Magali DELLA SUDDA – Quand les travailleurs manuels perdent leurs mains, ils perdent tout. L’honneur des travailleurs, porté à travers les Gilets jaunes, s’effondre. Beaucoup de mutilés n’ont pas été indemnisés et ne le seront jamais. On a un problème de reconnaissance. Or, la reconnaissance va avec la confiance. L’expérience corporelle de ce qu’on a vu et vécu va provoquer une prise de risque physique et financière dans le fait d’aller manifester.

La question de la violence a fait fuir des personnes dès le début, tout comme l’évolution des thèmes. Quand la justice sociale, la question de la redistribution des richesses, l’écologie et l’opposition à la violence des forces de l’ordre deviennent des revendications, une partie des Gilets jaunes de la première heure, qui était là sur un mot d’ordre anti-fiscal, s’en va.

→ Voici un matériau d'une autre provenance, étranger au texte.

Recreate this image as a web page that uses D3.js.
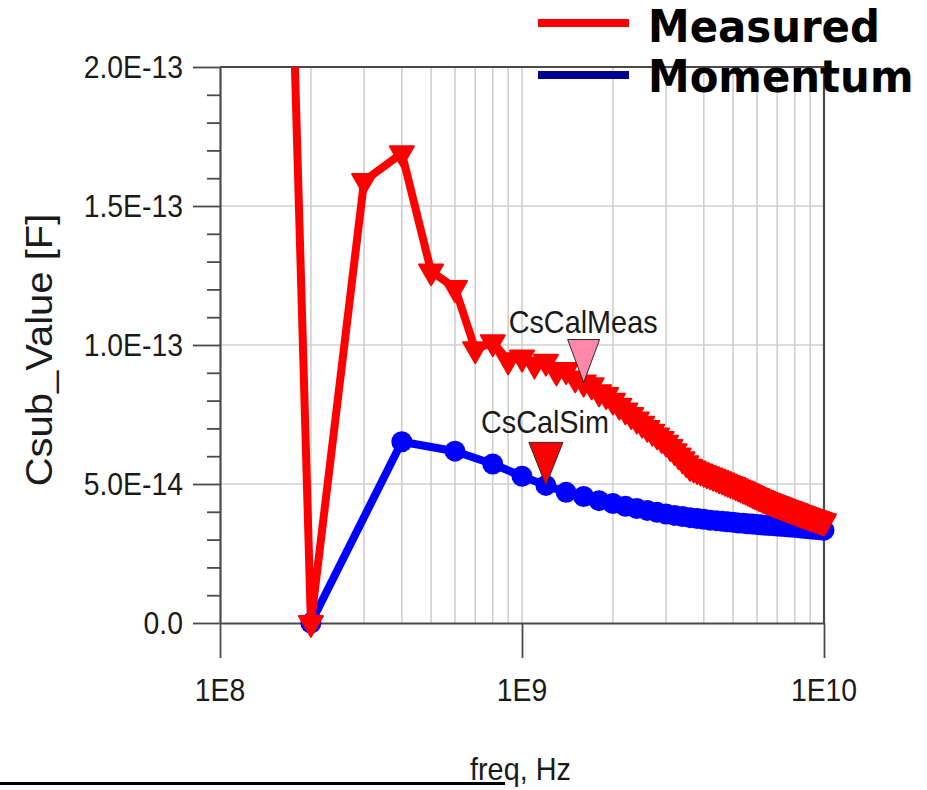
<!DOCTYPE html>
<html>
<head>
<meta charset="utf-8">
<script src="https://cdn.jsdelivr.net/npm/d3@7"></script>
<style>
  html, body { margin: 0; padding: 0; background: #fff; }
  svg { display: block; }
</style>
</head>
<body>
<svg id="chart" width="927" height="790"></svg>
<script>
// Measured substrate capacitance, 0.1 GHz steps (values in units of 1E-14 F)
const measFreqGHz = [
  0.1,0.2,0.3,0.4,0.5,0.6,0.7,0.8,0.9,1.0,
  1.1,1.2,1.3,1.4,1.5,1.6,1.7,1.8,1.9,2.0,
  2.1,2.2,2.3,2.4,2.5,2.6,2.7,2.8,2.9,3.0,
  3.1,3.2,3.3,3.4,3.5,3.6,3.7,3.8,3.9,4.0,
  4.1,4.2,4.3,4.4,4.5,4.6,4.7,4.8,4.9,5.0,
  5.1,5.2,5.3,5.4,5.5,5.6,5.7,5.8,5.9,6.0,
  6.1,6.2,6.3,6.4,6.5,6.6,6.7,6.8,6.9,7.0,
  7.1,7.2,7.3,7.4,7.5,7.6,7.7,7.8,7.9,8.0,
  8.1,8.2,8.3,8.4,8.5,8.6,8.7,8.8,8.9,9.0,
  9.1,9.2,9.3,9.4,9.5,9.6,9.7,9.8,9.9,10.0
];
const measCsub = [
  113.7,0.0,15.9,16.9,12.65,12.05,9.85,10.1,9.45,9.55,
  9.3,9.4,9.05,9.1,8.8,8.65,8.55,8.3,8.2,8.0,
  7.82,7.65,7.48,7.32,7.17,7.02,6.88,6.75,6.62,6.49,
  6.33,6.18,6.03,5.89,5.75,5.62,5.56,5.50,5.45,5.40,
  5.35,5.31,5.26,5.22,5.17,5.13,5.08,5.04,5.00,4.97,
  4.92,4.88,4.84,4.80,4.76,4.72,4.68,4.64,4.60,4.57,
  4.53,4.50,4.46,4.43,4.40,4.37,4.35,4.32,4.29,4.27,
  4.24,4.22,4.19,4.17,4.14,4.12,4.10,4.07,4.05,4.03,
  4.01,3.98,3.96,3.94,3.92,3.90,3.88,3.86,3.84,3.82,
  3.80,3.79,3.77,3.75,3.73,3.72,3.70,3.68,3.67,3.65
];

// Momentum simulation, 0.2 GHz steps (units of 1E-14 F)
const simFreqGHz = [
  0.2,0.4,0.6,0.8,1.0,1.2,1.4,1.6,1.8,2.0,
  2.2,2.4,2.6,2.8,3.0,3.2,3.4,3.6,3.8,4.0,
  4.2,4.4,4.6,4.8,5.0,5.2,5.4,5.6,5.8,6.0,
  6.2,6.4,6.6,6.8,7.0,7.2,7.4,7.6,7.8,8.0,
  8.2,8.4,8.6,8.8,9.0,9.2,9.4,9.6,9.8,10.0
];
const simCsub = [
  0.0,6.52,6.18,5.72,5.28,4.95,4.70,4.55,4.40,4.30,
  4.20,4.12,4.05,3.98,3.92,3.87,3.83,3.79,3.76,3.73,
  3.70,3.68,3.66,3.64,3.62,3.60,3.59,3.57,3.56,3.54,
  3.53,3.52,3.51,3.50,3.49,3.48,3.47,3.46,3.45,3.44,
  3.43,3.42,3.41,3.40,3.39,3.38,3.37,3.36,3.35,3.34
];

// Axis ticks
const yTickValues = [0, 5e-14, 1e-13, 1.5e-13, 2e-13];
const yTickLabels = ["0.0", "5.0E-14", "1.0E-13", "1.5E-13", "2.0E-13"];
const xTickValues = [1e8, 1e9, 1e10];
const xTickLabels = ["1E8", "1E9", "1E10"];

// Markers placed on the traces
const markerNames = ["CsCalMeas", "CsCalSim"];
const markerFreqGHz = [1.6, 1.2];

// Legend
const legendNames = ["Measured", "Momentum"];
const legendColors = ["#ff0000", "#000090"];

const SQ = 0.93;              // horizontal text compression
const FONT = "'Liberation Sans', Arial, sans-serif";

const measData = measFreqGHz.map((f, i) => ({ f: f * 1e9, v: measCsub[i] * 1e-14 }));
const simData = simFreqGHz.map((f, i) => ({ f: f * 1e9, v: simCsub[i] * 1e-14 }));

const svg = d3.select("#chart");
const x = d3.scaleLog().domain([1e8, 1e10]).range([220, 824]);
const y = d3.scaleLinear().domain([0, 2e-13]).range([623, 67]);

const gridColor = "#cfcfcf";
const axisColor = "#4a4a4a";

// vertical log grid
const gridX = x.ticks().filter(t => t > 1e8 && t < 1e10);
svg.append("g").selectAll("line").data(gridX).join("line")
  .attr("x1", d => x(d)).attr("x2", d => x(d))
  .attr("y1", y(2e-13)).attr("y2", y(0))
  .attr("stroke", gridColor).attr("stroke-width", 1.6);

// horizontal grid at major values
svg.append("g").selectAll("line").data(yTickValues.filter(v => v > 0 && v < 2e-13)).join("line")
  .attr("x1", x(1e8)).attr("x2", x(1e10))
  .attr("y1", d => y(d)).attr("y2", d => y(d))
  .attr("stroke", gridColor).attr("stroke-width", 1.6);

// minor y ticks
const yMinor = d3.range(0, 21).map(i => i * 1e-14).filter(v => !yTickValues.some(t => Math.abs(t - v) < 1e-16));
const gMinor = svg.append("g").attr("transform", `translate(${x(1e8)},0)`)
  .call(d3.axisLeft(y).tickValues(yMinor).tickSize(13).tickFormat(() => ""));
gMinor.select(".domain").remove();

// left axis with major ticks
const gLeft = svg.append("g").attr("transform", `translate(${x(1e8)},0)`)
  .call(d3.axisLeft(y).tickValues(yTickValues).tickSize(27).tickSizeOuter(0).tickFormat(() => ""));

// bottom axis with decade ticks
const gBottom = svg.append("g").attr("transform", `translate(0,${y(0)})`)
  .call(d3.axisBottom(x).tickValues(xTickValues).tickSize(35).tickSizeOuter(0).tickFormat(() => ""));

[gMinor, gLeft, gBottom].forEach(g => {
  g.selectAll("line").attr("stroke", axisColor).attr("stroke-width", 1.8);
  g.selectAll(".domain").attr("stroke", axisColor).attr("stroke-width", 2.2);
});

// top and right frame
svg.append("line").attr("x1", x(1e8)).attr("x2", x(1e10)).attr("y1", y(2e-13)).attr("y2", y(2e-13))
  .attr("stroke", axisColor).attr("stroke-width", 2.2);
svg.append("line").attr("x1", x(1e10)).attr("x2", x(1e10)).attr("y1", y(2e-13)).attr("y2", y(0))
  .attr("stroke", axisColor).attr("stroke-width", 2.2);

// tick labels
svg.append("g").selectAll("text").data(yTickValues).join("text")
  .attr("transform", d => `translate(183,${y(d) + 11}) scale(${SQ},1)`)
  .attr("text-anchor", "end").attr("font-family", FONT).attr("font-size", 30.5)
  .attr("fill", "#1a1a1a").text((d, i) => yTickLabels[i]);

svg.append("g").selectAll("text").data(xTickValues).join("text")
  .attr("transform", d => `translate(${x(d)},701) scale(${SQ},1)`)
  .attr("text-anchor", "middle").attr("font-family", FONT).attr("font-size", 30.5)
  .attr("fill", "#1a1a1a").text((d, i) => xTickLabels[i]);

// axis titles
svg.append("text")
  .attr("transform", `translate(52,350) scale(${SQ},1) rotate(-90)`)
  .attr("text-anchor", "middle").attr("font-family", FONT).attr("font-size", 40)
  .attr("fill", "#1a1a1a").text("Csub_Value [F]");

svg.append("text")
  .attr("transform", `translate(470,780) scale(${SQ},1)`)
  .attr("font-family", FONT).attr("font-size", 31)
  .attr("fill", "#1a1a1a").text("freq, Hz");
svg.append("line").attr("x1", 0).attr("x2", 505).attr("y1", 783.5).attr("y2", 783.5)
  .attr("stroke", "#000").attr("stroke-width", 3);

// traces
svg.append("defs").append("clipPath").attr("id", "plotClip")
  .append("rect").attr("x", 190).attr("y", y(2e-13)).attr("width", 680).attr("height", 640);

const plot = svg.append("g").attr("clip-path", "url(#plotClip)");
const line = d3.line().x(d => x(d.f)).y(d => y(d.v));

plot.append("path").datum(simData).attr("d", line)
  .attr("fill", "none").attr("stroke", "#0000ff").attr("stroke-width", 8)
  .attr("stroke-linejoin", "round");
plot.append("g").selectAll("circle").data(simData).join("circle")
  .attr("cx", d => x(d.f)).attr("cy", d => y(d.v)).attr("r", 10.5)
  .attr("fill", "#0000ff");

plot.append("path").datum(measData).attr("d", line)
  .attr("fill", "none").attr("stroke", "#ff0000").attr("stroke-width", 8)
  .attr("stroke-linejoin", "round");
const tri = d3.symbol().type(d3.symbolTriangle).size(250);
plot.append("g").selectAll("path").data(measData).join("path")
  .attr("transform", d => `translate(${x(d.f)},${y(d.v)}) rotate(180)`)
  .attr("d", tri).attr("fill", "#ff0000")
  .attr("stroke", "#ff0000").attr("stroke-width", 2).attr("stroke-linejoin", "round");

// trace markers
const markerSpecs = [
  { data: measData, fill: "#ff88aa", dx: -75, dy: -50, half: 16 },
  { data: simData, fill: "#ff0000", dx: -65, dy: -52, half: 17 }
];
markerNames.forEach((name, i) => {
  const s = markerSpecs[i];
  const f = markerFreqGHz[i] * 1e9;
  const pt = s.data.find(d => Math.abs(d.f - f) < 1e6);
  const ax = x(pt.f), ay = y(pt.v);
  svg.append("path")
    .attr("d", `M${ax - s.half},${ay - 43}L${ax + s.half},${ay - 43}L${ax},${ay}Z`)
    .attr("fill", s.fill).attr("stroke", "#2a2a2a").attr("stroke-width", 1);
  svg.append("text")
    .attr("transform", `translate(${ax + s.dx},${ay + s.dy}) scale(${SQ},1)`)
    .attr("font-family", FONT).attr("font-size", 31).attr("fill", "#1a1a1a")
    .text(name);
});

// legend
legendNames.forEach((name, i) => {
  const ly = 23 + i * 52;
  svg.append("line").attr("x1", 538).attr("x2", 629).attr("y1", ly).attr("y2", ly)
    .attr("stroke", legendColors[i]).attr("stroke-width", 8);
  svg.append("text")
    .attr("transform", `translate(648,${ly + 19 + (i ? -2 : 0)}) scale(${SQ},1)`)
    .attr("font-family", "'DejaVu Sans', Verdana, sans-serif").attr("font-weight", "bold")
    .attr("font-size", 45).attr("fill", "#000").text(name);
});
</script>
</body>
</html>
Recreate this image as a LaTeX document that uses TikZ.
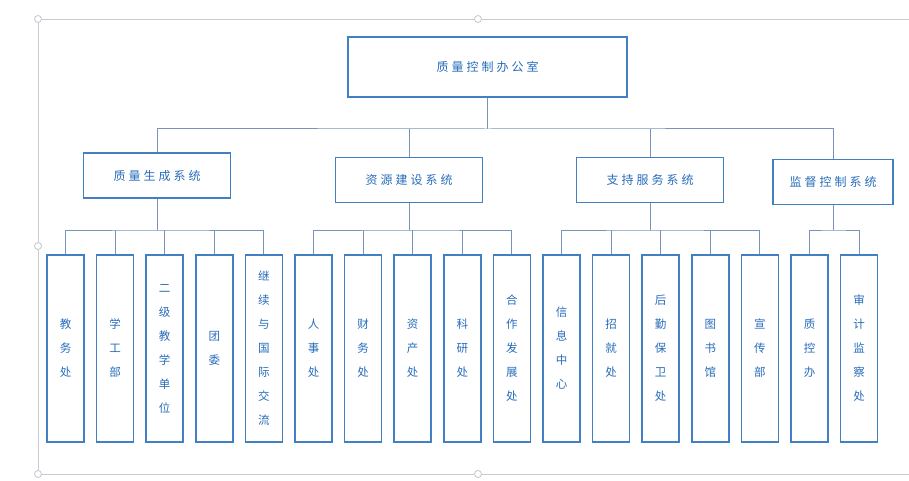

C’est le moment où les ronds-points sont évacués. Ça a révélé des fractures territoriales, socio-économiques, culturelles aussi, c’est très clair sur l’écologie par exemple.

Bruno CAUTRÈS – C’est un autre ressort du drame social qui s’est joué : comment un pays aussi riche, développé et démocratique, peut gérer une crise avec de tels dégâts partout ? On a tous été marqués par des scènes inouïes et terrifiantes. Il reste dans la société, à l’état diffus, un sentiment de plus grande vulnérabilité.

En quoi les cinq années écoulées montrent-elles que le mouvement initial n’était pas anti-écologiste malgré son opposition à une taxe sur le carburant ?

Magali DELLA SUDDA – On a un certain nombre de personnes dans l’enquête qui étaient néo-manifestantes en 2018 et qu’on retrouve cinq ans plus tard à Sainte-Soline. C’est quelque chose qu’on ne pouvait pas imaginer. Rejoindre la cause des bassines n’a rien d’évident, ces personnes se disent « ça me concerne » alors qu’elles pourraient se dire qu’il ne s’agit que d’un problème d’agriculture locale dans les Deux-Sèvres. C’est le cas d’une partie significative des Gilets jaunes encore actifs.